[BEGIN]

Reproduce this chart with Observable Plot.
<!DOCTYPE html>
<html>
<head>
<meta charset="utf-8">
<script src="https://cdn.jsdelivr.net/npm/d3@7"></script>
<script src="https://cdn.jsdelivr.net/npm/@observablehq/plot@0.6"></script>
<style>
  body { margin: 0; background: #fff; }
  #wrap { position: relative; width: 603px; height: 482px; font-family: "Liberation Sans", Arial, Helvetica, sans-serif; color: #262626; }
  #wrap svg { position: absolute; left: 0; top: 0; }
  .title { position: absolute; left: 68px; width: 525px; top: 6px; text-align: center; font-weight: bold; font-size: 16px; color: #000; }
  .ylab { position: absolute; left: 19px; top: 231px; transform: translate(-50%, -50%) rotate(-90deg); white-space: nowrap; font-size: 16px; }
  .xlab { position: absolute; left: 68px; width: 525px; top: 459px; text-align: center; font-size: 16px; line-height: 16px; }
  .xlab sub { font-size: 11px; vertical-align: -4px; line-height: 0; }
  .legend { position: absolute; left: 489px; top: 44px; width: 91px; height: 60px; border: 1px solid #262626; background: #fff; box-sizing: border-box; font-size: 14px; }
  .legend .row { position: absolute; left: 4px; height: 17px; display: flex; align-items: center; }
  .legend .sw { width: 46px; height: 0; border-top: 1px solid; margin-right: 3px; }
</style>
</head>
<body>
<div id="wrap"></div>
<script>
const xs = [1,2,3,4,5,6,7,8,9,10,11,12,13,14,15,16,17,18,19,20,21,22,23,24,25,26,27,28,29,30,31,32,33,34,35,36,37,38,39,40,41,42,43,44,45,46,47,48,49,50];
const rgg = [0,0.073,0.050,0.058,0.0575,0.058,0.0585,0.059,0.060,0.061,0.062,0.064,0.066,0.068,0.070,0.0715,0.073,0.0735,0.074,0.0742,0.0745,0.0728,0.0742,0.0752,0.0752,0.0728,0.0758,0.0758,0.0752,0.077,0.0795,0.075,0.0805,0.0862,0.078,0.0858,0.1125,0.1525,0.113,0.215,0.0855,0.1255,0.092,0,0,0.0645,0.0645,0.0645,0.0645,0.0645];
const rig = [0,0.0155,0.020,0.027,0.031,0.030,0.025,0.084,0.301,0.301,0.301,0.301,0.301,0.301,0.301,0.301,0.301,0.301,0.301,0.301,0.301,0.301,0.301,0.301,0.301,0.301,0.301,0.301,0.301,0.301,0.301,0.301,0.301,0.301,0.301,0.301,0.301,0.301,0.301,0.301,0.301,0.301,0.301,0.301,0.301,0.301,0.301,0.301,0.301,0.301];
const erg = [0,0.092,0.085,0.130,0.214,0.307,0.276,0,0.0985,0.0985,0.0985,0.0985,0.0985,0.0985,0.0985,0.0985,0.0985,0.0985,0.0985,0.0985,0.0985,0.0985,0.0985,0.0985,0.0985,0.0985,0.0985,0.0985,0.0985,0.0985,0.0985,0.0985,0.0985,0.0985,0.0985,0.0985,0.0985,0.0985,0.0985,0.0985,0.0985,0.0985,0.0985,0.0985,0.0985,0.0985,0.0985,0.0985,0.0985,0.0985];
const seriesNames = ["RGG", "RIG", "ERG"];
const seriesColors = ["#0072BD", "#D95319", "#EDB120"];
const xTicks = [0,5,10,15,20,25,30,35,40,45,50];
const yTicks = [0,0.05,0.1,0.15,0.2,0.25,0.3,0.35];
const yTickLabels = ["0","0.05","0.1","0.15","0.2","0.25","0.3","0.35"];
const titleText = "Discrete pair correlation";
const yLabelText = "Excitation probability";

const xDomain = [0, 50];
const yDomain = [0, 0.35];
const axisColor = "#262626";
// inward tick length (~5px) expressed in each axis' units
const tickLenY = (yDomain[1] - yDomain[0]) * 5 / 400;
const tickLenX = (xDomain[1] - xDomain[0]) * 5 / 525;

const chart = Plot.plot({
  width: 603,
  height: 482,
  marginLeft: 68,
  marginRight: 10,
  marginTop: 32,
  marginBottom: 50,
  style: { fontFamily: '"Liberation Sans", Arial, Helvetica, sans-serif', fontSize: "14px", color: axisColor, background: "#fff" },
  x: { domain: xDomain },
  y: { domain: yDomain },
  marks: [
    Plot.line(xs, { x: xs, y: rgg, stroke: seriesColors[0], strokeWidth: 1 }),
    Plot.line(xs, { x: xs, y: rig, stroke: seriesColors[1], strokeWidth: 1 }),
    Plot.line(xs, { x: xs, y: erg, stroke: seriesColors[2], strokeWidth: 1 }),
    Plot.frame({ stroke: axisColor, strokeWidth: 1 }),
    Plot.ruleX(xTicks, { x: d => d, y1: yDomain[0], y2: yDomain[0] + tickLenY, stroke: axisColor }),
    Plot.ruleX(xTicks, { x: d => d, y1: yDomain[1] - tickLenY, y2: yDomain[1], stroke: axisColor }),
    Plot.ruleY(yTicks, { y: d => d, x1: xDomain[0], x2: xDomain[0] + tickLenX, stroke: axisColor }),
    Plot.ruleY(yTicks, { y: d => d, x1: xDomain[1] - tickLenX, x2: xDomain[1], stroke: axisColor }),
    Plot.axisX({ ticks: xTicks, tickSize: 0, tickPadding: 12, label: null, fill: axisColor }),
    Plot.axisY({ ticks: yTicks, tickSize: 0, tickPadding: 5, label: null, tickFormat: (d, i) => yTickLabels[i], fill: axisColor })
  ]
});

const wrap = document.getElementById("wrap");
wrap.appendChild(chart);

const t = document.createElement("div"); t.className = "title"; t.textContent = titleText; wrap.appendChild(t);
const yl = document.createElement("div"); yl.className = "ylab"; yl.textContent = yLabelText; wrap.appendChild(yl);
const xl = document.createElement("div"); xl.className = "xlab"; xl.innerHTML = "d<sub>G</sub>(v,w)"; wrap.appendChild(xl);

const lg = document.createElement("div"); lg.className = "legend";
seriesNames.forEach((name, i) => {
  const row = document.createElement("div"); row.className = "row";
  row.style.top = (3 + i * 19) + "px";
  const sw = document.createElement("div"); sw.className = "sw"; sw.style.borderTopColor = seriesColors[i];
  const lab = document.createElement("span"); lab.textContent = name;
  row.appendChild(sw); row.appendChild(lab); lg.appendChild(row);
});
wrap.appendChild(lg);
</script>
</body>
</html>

[END]

Restate the data above exactly, keeping each word as it stands.

ANSWER IN FULL:
Reproduce this chart with Observable Plot.
<!DOCTYPE html>
<html>
<head>
<meta charset="utf-8">
<script src="https://cdn.jsdelivr.net/npm/d3@7"></script>
<script src="https://cdn.jsdelivr.net/npm/@observablehq/plot@0.6"></script>
<style>
  body { margin: 0; background: #fff; }
  #wrap { position: relative; width: 603px; height: 482px; font-family: "Liberation Sans", Arial, Helvetica, sans-serif; color: #262626; }
  #wrap svg { position: absolute; left: 0; top: 0; }
  .title { position: absolute; left: 68px; width: 525px; top: 6px; text-align: center; font-weight: bold; font-size: 16px; color: #000; }
  .ylab { position: absolute; left: 19px; top: 231px; transform: translate(-50%, -50%) rotate(-90deg); white-space: nowrap; font-size: 16px; }
  .xlab { position: absolute; left: 68px; width: 525px; top: 459px; text-align: center; font-size: 16px; line-height: 16px; }
  .xlab sub { font-size: 11px; vertical-align: -4px; line-height: 0; }
  .legend { position: absolute; left: 489px; top: 44px; width: 91px; height: 60px; border: 1px solid #262626; background: #fff; box-sizing: border-box; font-size: 14px; }
  .legend .row { position: absolute; left: 4px; height: 17px; display: flex; align-items: center; }
  .legend .sw { width: 46px; height: 0; border-top: 1px solid; margin-right: 3px; }
</style>
</head>
<body>
<div id="wrap"></div>
<script>
const xs = [1,2,3,4,5,6,7,8,9,10,11,12,13,14,15,16,17,18,19,20,21,22,23,24,25,26,27,28,29,30,31,32,33,34,35,36,37,38,39,40,41,42,43,44,45,46,47,48,49,50];
const rgg = [0,0.073,0.050,0.058,0.0575,0.058,0.0585,0.059,0.060,0.061,0.062,0.064,0.066,0.068,0.070,0.0715,0.073,0.0735,0.074,0.0742,0.0745,0.0728,0.0742,0.0752,0.0752,0.0728,0.0758,0.0758,0.0752,0.077,0.0795,0.075,0.0805,0.0862,0.078,0.0858,0.1125,0.1525,0.113,0.215,0.0855,0.1255,0.092,0,0,0.0645,0.0645,0.0645,0.0645,0.0645];
const rig = [0,0.0155,0.020,0.027,0.031,0.030,0.025,0.084,0.301,0.301,0.301,0.301,0.301,0.301,0.301,0.301,0.301,0.301,0.301,0.301,0.301,0.301,0.301,0.301,0.301,0.301,0.301,0.301,0.301,0.301,0.301,0.301,0.301,0.301,0.301,0.301,0.301,0.301,0.301,0.301,0.301,0.301,0.301,0.301,0.301,0.301,0.301,0.301,0.301,0.301];
const erg = [0,0.092,0.085,0.130,0.214,0.307,0.276,0,0.0985,0.0985,0.0985,0.0985,0.0985,0.0985,0.0985,0.0985,0.0985,0.0985,0.0985,0.0985,0.0985,0.0985,0.0985,0.0985,0.0985,0.0985,0.0985,0.0985,0.0985,0.0985,0.0985,0.0985,0.0985,0.0985,0.0985,0.0985,0.0985,0.0985,0.0985,0.0985,0.0985,0.0985,0.0985,0.0985,0.0985,0.0985,0.0985,0.0985,0.0985,0.0985];
const seriesNames = ["RGG", "RIG", "ERG"];
const seriesColors = ["#0072BD", "#D95319", "#EDB120"];
const xTicks = [0,5,10,15,20,25,30,35,40,45,50];
const yTicks = [0,0.05,0.1,0.15,0.2,0.25,0.3,0.35];
const yTickLabels = ["0","0.05","0.1","0.15","0.2","0.25","0.3","0.35"];
const titleText = "Discrete pair correlation";
const yLabelText = "Excitation probability";

const xDomain = [0, 50];
const yDomain = [0, 0.35];
const axisColor = "#262626";
// inward tick length (~5px) expressed in each axis' units
const tickLenY = (yDomain[1] - yDomain[0]) * 5 / 400;
const tickLenX = (xDomain[1] - xDomain[0]) * 5 / 525;

const chart = Plot.plot({
  width: 603,
  height: 482,
  marginLeft: 68,
  marginRight: 10,
  marginTop: 32,
  marginBottom: 50,
  style: { fontFamily: '"Liberation Sans", Arial, Helvetica, sans-serif', fontSize: "14px", color: axisColor, background: "#fff" },
  x: { domain: xDomain },
  y: { domain: yDomain },
  marks: [
    Plot.line(xs, { x: xs, y: rgg, stroke: seriesColors[0], strokeWidth: 1 }),
    Plot.line(xs, { x: xs, y: rig, stroke: seriesColors[1], strokeWidth: 1 }),
    Plot.line(xs, { x: xs, y: erg, stroke: seriesColors[2], strokeWidth: 1 }),
    Plot.frame({ stroke: axisColor, strokeWidth: 1 }),
    Plot.ruleX(xTicks, { x: d => d, y1: yDomain[0], y2: yDomain[0] + tickLenY, stroke: axisColor }),
    Plot.ruleX(xTicks, { x: d => d, y1: yDomain[1] - tickLenY, y2: yDomain[1], stroke: axisColor }),
    Plot.ruleY(yTicks, { y: d => d, x1: xDomain[0], x2: xDomain[0] + tickLenX, stroke: axisColor }),
    Plot.ruleY(yTicks, { y: d => d, x1: xDomain[1] - tickLenX, x2: xDomain[1], stroke: axisColor }),
    Plot.axisX({ ticks: xTicks, tickSize: 0, tickPadding: 12, label: null, fill: axisColor }),
    Plot.axisY({ ticks: yTicks, tickSize: 0, tickPadding: 5, label: null, tickFormat: (d, i) => yTickLabels[i], fill: axisColor })
  ]
});

const wrap = document.getElementById("wrap");
wrap.appendChild(chart);

const t = document.createElement("div"); t.className = "title"; t.textContent = titleText; wrap.appendChild(t);
const yl = document.createElement("div"); yl.className = "ylab"; yl.textContent = yLabelText; wrap.appendChild(yl);
const xl = document.createElement("div"); xl.className = "xlab"; xl.innerHTML = "d<sub>G</sub>(v,w)"; wrap.appendChild(xl);

const lg = document.createElement("div"); lg.className = "legend";
seriesNames.forEach((name, i) => {
  const row = document.createElement("div"); row.className = "row";
  row.style.top = (3 + i * 19) + "px";
  const sw = document.createElement("div"); sw.className = "sw"; sw.style.borderTopColor = seriesColors[i];
  const lab = document.createElement("span"); lab.textContent = name;
  row.appendChild(sw); row.appendChild(lab); lg.appendChild(row);
});
wrap.appendChild(lg);
</script>
</body>
</html>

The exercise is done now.